Once of the most common complaints I read online about this dress is that the weight of the circle skirt would drag the dress down in the back, pulling the front of the dress up - especially on smaller busted ladies, the under-bust fastenings in the front wouldn't stay under the bust.

Well, I am definitely not small-chested, so I figured the size of my bust would do it's job in keeping things in place.

It did. The dress stays fastened exactly where it should, no getting dragged toward the back at all.

As for the alterations I did make, the pockets turned out just as beautifully as I'd hoped!

However, I wish I'd done something a bit different with the underskirt. It is just too straight for my hips and likes to migrate upward while I'm wearing the dress. The under dress is all one piece, fitted with darts and no waist seam. I think I might cut it off at the waist, thus adding a waist seam, and replace the too-straight skirt with a more A-line one. I believe this alteration would take this dress from "nice, I'll wear it occasionally, but too annoying to wear often" to "a go-to every day dress I love". Now I just need to actually make the time to replace the underskirt,

And so, that is my Walk-Away dress, made with Butterick 4790.

I am thrilled to have finally gotten around to making this dress!

Thank you, Marika, for hosting the sew-along and motivating me to actually do it!

Saturday, April 4, 2020

The Black 1840's Corset

Back in November I decided I was going to make myself 3 new corsets before the end of the year, and I was 2/3rds successful. I wanted to make a 1910's corset, and I got as far as cutting out that pattern, but nothing else. Next, I needed to make an Edwardian corset to go with the 1901 pink and fur gown, and I actually got that one done. Finally, I needed a new Victorian corset to replace my burgundy one. I altered my burgundy corset to fit better after I gained weight on the World Race. Then, once I lost the extra weight, the corset was no longer comfortable, thus it was time for a new one!

For my new Victorian corset I decided to do something I'd do something I'd never done before for a corset and use a pattern out of a book, rather than a commercial pattern.

I decided to make the 1840's corset from Corsets and Crinolines by Norah Waugh. I've got a few 1840's dresses in my closet, so I decided a corset specific to this decade would be a good addition to my collection. However, as I don't feel like making a corset specific to every decade I costume, this will get worn with more than just my 1840's dresses. The shape is general hour-glass Victorian enough to pass for several different decades.

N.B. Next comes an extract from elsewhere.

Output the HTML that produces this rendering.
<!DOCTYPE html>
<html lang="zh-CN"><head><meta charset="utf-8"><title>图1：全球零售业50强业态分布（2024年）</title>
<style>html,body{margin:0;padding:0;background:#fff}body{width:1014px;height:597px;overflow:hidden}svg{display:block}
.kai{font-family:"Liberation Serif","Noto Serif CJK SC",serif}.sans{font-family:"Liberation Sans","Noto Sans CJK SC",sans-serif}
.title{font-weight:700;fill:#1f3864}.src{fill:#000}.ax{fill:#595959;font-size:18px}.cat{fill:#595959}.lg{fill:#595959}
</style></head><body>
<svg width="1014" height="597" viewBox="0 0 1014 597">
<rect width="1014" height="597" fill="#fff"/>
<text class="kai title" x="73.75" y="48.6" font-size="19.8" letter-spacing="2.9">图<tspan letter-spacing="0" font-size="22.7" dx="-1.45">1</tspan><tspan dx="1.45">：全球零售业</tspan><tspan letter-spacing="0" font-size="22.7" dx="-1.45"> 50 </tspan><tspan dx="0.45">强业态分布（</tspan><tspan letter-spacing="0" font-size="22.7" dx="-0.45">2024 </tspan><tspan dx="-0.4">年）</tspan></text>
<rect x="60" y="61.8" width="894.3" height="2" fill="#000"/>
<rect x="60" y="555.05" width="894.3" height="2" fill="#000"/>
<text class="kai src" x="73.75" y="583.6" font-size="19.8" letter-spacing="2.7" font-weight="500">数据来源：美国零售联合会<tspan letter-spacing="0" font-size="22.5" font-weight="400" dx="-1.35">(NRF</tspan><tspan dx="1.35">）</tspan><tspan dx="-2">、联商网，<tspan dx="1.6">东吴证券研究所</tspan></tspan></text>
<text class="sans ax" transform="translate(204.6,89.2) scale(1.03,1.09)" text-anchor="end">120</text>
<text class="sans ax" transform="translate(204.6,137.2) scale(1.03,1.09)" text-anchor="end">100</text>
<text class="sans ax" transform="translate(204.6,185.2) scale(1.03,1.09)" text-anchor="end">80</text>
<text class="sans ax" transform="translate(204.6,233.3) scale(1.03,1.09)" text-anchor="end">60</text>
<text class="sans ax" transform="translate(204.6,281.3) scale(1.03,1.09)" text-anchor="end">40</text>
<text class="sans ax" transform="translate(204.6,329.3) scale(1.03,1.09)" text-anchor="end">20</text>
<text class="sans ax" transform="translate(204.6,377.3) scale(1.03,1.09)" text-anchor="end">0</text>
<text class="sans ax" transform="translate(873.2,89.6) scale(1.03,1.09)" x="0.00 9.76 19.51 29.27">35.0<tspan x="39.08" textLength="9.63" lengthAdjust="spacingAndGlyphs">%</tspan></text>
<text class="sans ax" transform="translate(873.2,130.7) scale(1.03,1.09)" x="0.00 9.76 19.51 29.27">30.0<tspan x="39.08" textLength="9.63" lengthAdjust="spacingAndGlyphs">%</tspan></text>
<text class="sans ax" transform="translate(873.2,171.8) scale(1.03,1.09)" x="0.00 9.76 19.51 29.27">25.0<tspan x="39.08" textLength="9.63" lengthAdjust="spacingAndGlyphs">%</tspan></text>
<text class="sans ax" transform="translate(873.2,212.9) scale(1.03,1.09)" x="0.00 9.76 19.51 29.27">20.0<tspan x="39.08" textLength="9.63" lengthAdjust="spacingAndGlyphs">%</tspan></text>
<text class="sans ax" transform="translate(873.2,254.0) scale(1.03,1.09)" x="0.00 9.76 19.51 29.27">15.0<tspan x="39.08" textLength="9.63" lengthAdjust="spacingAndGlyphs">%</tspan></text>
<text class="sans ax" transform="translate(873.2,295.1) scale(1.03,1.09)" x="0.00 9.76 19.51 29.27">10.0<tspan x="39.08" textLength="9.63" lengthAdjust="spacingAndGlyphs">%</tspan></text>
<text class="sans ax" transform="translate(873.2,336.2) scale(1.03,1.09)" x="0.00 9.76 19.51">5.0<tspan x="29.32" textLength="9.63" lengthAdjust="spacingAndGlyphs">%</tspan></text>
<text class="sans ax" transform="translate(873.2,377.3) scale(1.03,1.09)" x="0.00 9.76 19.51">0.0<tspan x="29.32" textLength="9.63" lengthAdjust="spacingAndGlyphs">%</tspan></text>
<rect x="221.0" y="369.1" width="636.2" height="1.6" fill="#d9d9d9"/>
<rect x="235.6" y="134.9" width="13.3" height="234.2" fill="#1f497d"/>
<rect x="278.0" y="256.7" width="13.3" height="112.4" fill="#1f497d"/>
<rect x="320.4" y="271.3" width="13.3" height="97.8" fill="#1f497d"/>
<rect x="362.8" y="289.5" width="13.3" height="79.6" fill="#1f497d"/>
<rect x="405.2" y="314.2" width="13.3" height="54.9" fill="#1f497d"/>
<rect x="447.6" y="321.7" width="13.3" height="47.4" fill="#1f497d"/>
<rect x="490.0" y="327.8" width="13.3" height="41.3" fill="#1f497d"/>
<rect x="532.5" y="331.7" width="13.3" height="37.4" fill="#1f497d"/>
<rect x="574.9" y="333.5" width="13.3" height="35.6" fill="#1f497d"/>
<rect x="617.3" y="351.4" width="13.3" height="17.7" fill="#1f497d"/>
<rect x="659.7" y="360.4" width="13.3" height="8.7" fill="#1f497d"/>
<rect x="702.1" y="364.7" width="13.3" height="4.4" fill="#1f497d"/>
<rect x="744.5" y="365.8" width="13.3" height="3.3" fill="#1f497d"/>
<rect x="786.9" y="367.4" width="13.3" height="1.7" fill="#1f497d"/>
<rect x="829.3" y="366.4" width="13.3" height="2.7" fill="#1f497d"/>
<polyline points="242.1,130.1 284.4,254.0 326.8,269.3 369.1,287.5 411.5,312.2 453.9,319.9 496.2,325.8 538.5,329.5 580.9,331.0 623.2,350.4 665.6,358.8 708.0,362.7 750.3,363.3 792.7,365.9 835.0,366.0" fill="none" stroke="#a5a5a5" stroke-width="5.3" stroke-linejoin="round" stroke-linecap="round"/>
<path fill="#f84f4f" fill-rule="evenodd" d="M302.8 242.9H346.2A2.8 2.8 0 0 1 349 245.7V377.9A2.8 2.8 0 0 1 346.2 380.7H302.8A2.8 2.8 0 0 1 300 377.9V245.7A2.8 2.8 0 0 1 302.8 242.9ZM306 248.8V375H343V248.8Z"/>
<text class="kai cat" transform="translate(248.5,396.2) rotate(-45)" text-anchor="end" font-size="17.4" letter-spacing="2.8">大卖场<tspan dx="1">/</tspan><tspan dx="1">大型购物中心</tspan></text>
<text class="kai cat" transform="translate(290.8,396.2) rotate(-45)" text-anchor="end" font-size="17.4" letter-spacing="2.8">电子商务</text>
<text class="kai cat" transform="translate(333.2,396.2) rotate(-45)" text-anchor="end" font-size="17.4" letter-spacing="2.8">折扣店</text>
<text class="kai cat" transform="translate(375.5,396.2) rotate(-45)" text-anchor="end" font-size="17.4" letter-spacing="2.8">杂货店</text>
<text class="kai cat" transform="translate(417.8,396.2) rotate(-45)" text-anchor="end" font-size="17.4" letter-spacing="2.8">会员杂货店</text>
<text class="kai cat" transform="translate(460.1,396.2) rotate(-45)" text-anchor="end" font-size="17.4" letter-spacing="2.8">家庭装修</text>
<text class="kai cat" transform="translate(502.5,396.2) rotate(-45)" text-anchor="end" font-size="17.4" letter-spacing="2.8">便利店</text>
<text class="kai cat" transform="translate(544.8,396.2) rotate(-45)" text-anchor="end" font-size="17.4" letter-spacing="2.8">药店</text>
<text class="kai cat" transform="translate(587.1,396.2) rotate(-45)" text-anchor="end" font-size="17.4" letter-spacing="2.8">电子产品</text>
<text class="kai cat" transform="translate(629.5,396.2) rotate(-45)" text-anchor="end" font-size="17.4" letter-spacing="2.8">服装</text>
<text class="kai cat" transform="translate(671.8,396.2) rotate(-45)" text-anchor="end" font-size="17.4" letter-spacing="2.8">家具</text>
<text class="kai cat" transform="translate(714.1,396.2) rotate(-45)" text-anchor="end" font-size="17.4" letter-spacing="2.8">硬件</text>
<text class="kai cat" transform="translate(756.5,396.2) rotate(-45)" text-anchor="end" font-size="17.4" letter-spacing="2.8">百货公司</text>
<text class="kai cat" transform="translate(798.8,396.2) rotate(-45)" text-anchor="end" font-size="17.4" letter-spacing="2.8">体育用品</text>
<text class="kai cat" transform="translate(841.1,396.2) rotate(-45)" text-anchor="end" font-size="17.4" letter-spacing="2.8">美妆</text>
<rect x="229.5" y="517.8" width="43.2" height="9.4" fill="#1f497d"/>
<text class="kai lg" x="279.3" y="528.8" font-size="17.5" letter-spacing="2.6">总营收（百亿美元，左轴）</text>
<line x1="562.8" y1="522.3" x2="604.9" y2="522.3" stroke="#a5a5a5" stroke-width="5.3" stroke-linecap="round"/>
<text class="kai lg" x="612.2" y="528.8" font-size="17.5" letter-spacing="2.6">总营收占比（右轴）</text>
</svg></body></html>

I started by copying the pattern out of the book, then using the scale at the bottom of the page as a guide for drawing a grid over the copied pattern.

I think hand-drawing a grid over the whole pattern is one of the more fiddly ways to begin scaling up a book pattern, but I'm pretty confident working with gridded patterns, so that's what I did.

Once I had a grid on the pattern itself, I pulled out some wrapping paper with a 1" grid on the back, and drew out the pattern at full size.

Once scaled up, I was pleased to discover the pattern appeared to be approximately my size (I have a 37" bust, 28" waist, and 38" hips, for reference.), so I went ahead and made a mock-up from some heavy cotton in my stash before making any alterations to the pattern.

The mock-up was boned with heavy-duty zip ties, had a separating zipper in the front so it would come on and off easily, and had a pair of lacing strips (which I specifically made for corset mock-ups) basted into the back.

The mock-up fit better than I expected! There were just a few minor adjustments to make. Some length needed to be trimmed off the bottom, the lacing gap needed to be a bit wider, and I needed a bit more room in the hips.

I trimmed off the extra length, added a hip gusset, figured out how much I needed to take in from each seam to get a 2" gap in the back, I decided I was ready to make my corset.

I disassembled my corset mock-up and transferred the alterations to my paper pattern. 

Pattern ready, out came my fabric!

A while back, Joann's had cotton coutil, a fabric specifically designed for making corsets, in their cosplay fabrics line. It only came in one color, black, but still. It was coutil! When this fabric went on clearance for a reasonable price, I snagged some. 

Thus, my new corset was made from a layer of black coutil, and lined with light weight cotton ticking from my stash.

The corset is boned primarily in spiral steel boning, with spring steel along either side of the grommets in the back. The boning is sandwiched between the two layers of the corset.

I finished the corset with hardware from my stash, so the busk and grommets are different colors. Gold grommets, and a silver busk. 

I was on a deadline to finish this corset before the Christmas Ball, so it's entirely machine sewn, including the gussets and binding.

After patterning and mocking-up, this corset went together very quickly. Looking at the close-up pictures I can easily see it's not perfect, but - it's comfortable and does its job, so I'm happy with it!

As I'd hoped, the shape is generic enough to work for pretty much the entire Victorian era, if you're not too picky.

So far I've worn it for 1840's, 1860's, and 1890's. I'm pleased with the fit, and it's not uncomfortable.

I shouldn't need to make myself a new Victorian corset for a couple of years!

I'd say this first attempt at making a corset without a commercial pattern was a success!